INSTRUCTION: Print the listing from its top line through the line containing "25.9, 32.6, 40.4]", nothing more, and leave out the pictures.

INFORMATION PROVIDED:

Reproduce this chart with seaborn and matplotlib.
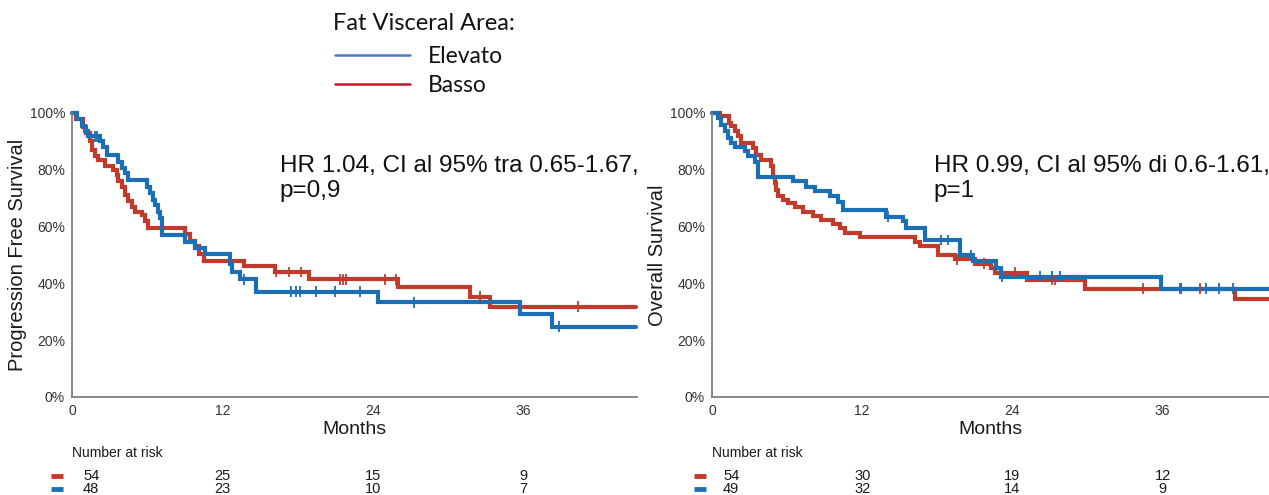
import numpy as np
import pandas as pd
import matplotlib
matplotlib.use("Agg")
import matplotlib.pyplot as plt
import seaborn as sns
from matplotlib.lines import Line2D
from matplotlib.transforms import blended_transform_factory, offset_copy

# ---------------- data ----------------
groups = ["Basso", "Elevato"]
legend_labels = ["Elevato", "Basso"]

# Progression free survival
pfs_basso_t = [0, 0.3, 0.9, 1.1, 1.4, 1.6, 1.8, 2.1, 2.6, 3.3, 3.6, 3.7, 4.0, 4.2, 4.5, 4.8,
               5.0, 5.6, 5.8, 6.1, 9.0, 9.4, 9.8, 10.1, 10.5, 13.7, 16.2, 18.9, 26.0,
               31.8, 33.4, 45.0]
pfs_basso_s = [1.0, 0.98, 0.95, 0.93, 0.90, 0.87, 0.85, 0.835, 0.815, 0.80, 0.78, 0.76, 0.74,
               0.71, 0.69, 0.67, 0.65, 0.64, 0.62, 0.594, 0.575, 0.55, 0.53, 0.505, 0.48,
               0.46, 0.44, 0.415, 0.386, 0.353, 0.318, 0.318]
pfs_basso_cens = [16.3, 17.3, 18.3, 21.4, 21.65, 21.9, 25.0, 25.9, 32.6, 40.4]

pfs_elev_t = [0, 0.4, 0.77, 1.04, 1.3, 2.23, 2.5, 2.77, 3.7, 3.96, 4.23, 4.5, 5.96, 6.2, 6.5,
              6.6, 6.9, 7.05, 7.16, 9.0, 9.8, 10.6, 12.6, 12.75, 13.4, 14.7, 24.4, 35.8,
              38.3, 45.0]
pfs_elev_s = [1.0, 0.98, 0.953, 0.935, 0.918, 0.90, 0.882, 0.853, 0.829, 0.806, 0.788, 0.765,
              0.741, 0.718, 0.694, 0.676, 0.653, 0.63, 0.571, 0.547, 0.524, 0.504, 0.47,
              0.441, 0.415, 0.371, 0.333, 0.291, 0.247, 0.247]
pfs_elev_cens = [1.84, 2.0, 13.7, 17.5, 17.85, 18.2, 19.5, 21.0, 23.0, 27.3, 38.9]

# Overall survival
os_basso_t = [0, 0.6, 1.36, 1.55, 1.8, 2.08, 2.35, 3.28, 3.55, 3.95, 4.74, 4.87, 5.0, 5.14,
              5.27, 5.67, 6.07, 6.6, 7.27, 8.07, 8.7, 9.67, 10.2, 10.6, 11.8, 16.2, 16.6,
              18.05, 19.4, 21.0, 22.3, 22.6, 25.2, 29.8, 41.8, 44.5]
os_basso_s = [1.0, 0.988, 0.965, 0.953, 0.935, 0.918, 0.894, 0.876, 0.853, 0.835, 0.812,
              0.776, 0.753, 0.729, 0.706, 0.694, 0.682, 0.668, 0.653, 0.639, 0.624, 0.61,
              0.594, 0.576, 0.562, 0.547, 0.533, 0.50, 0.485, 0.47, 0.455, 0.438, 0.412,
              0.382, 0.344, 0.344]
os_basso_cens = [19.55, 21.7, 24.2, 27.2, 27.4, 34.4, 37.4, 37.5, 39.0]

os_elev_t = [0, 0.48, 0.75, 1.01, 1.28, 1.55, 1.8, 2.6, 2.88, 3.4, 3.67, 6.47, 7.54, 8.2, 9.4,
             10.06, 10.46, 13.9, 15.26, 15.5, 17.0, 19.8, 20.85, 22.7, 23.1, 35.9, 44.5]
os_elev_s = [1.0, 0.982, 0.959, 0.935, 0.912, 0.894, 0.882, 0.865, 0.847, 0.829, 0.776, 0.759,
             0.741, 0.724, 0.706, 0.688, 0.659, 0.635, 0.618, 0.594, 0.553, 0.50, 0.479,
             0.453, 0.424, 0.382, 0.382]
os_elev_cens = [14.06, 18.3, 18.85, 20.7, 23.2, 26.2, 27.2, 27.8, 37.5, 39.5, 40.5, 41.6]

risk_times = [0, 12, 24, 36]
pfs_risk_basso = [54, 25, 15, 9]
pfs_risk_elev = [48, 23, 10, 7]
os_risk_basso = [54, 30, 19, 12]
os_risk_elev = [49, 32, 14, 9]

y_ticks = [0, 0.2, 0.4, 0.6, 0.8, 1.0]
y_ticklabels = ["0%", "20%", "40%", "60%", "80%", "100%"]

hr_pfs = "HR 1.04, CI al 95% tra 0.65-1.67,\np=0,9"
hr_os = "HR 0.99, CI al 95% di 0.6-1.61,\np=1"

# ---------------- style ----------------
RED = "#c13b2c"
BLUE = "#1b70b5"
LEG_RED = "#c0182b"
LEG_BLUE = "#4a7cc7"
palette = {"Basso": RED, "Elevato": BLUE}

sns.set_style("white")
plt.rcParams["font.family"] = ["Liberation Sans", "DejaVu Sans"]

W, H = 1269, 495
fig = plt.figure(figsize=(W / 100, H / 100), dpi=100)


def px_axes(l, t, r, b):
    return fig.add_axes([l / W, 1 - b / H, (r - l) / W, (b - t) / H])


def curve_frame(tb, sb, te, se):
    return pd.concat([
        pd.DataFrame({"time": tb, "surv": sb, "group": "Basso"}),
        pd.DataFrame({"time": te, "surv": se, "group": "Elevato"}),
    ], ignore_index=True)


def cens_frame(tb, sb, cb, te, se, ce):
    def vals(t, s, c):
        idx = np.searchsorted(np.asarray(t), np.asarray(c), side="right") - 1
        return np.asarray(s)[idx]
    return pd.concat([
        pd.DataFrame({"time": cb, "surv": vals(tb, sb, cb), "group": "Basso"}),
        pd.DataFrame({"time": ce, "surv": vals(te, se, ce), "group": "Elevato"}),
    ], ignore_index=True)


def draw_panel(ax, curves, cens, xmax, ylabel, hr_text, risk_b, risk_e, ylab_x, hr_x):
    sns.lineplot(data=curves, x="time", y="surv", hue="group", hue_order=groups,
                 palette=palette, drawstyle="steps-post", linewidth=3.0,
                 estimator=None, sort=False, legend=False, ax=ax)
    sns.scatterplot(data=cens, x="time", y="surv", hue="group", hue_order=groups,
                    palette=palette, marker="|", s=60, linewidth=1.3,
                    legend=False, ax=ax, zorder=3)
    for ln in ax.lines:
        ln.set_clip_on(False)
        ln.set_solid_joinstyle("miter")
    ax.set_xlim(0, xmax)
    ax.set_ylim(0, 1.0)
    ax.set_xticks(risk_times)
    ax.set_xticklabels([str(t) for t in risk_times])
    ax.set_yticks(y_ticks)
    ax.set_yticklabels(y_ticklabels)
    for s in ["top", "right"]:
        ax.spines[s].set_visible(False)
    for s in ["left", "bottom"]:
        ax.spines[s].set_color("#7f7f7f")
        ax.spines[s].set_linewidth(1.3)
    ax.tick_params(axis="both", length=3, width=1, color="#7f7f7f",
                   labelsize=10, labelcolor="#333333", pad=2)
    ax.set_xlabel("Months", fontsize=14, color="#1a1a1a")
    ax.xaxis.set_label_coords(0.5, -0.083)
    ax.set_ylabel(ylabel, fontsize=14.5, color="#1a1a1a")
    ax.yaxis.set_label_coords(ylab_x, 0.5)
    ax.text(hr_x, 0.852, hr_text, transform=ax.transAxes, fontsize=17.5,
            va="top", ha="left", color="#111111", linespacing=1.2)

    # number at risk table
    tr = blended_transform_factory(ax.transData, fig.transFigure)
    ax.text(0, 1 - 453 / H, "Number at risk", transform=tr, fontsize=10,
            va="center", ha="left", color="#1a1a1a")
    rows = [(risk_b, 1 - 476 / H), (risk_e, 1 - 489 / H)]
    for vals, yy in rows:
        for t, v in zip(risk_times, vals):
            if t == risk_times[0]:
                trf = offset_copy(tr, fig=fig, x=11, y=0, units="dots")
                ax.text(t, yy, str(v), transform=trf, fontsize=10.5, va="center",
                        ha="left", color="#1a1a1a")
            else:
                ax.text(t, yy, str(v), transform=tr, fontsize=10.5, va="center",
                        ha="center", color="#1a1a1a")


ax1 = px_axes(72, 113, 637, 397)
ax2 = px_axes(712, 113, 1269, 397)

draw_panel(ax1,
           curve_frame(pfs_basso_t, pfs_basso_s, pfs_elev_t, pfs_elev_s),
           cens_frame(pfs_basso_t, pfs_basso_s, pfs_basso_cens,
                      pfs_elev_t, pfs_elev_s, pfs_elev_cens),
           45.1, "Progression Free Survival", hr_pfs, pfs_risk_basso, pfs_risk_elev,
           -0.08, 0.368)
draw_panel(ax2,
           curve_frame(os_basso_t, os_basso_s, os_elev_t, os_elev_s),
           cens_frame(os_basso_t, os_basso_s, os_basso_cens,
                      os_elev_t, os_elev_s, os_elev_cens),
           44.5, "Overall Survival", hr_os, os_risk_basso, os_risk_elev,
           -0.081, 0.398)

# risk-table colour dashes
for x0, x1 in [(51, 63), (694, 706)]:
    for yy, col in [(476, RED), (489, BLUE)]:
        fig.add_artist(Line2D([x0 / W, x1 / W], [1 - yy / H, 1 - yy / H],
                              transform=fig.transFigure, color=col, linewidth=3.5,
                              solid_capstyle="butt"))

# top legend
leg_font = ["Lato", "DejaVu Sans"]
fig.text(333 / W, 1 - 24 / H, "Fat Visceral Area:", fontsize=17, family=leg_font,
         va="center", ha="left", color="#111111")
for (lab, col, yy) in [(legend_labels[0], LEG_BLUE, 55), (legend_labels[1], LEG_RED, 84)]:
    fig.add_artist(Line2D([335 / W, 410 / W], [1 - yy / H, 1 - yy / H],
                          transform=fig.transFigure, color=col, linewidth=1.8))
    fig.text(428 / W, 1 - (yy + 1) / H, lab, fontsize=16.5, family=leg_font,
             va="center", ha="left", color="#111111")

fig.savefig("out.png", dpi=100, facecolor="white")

ANSWER FOR THIS EXERCISE:
Reproduce this chart with seaborn and matplotlib.
import numpy as np
import pandas as pd
import matplotlib
matplotlib.use("Agg")
import matplotlib.pyplot as plt
import seaborn as sns
from matplotlib.lines import Line2D
from matplotlib.transforms import blended_transform_factory, offset_copy

# ---------------- data ----------------
groups = ["Basso", "Elevato"]
legend_labels = ["Elevato", "Basso"]

# Progression free survival
pfs_basso_t = [0, 0.3, 0.9, 1.1, 1.4, 1.6, 1.8, 2.1, 2.6, 3.3, 3.6, 3.7, 4.0, 4.2, 4.5, 4.8,
               5.0, 5.6, 5.8, 6.1, 9.0, 9.4, 9.8, 10.1, 10.5, 13.7, 16.2, 18.9, 26.0,
               31.8, 33.4, 45.0]
pfs_basso_s = [1.0, 0.98, 0.95, 0.93, 0.90, 0.87, 0.85, 0.835, 0.815, 0.80, 0.78, 0.76, 0.74,
               0.71, 0.69, 0.67, 0.65, 0.64, 0.62, 0.594, 0.575, 0.55, 0.53, 0.505, 0.48,
               0.46, 0.44, 0.415, 0.386, 0.353, 0.318, 0.318]
pfs_basso_cens = [16.3, 17.3, 18.3, 21.4, 21.65, 21.9, 25.0, 25.9, 32.6, 40.4]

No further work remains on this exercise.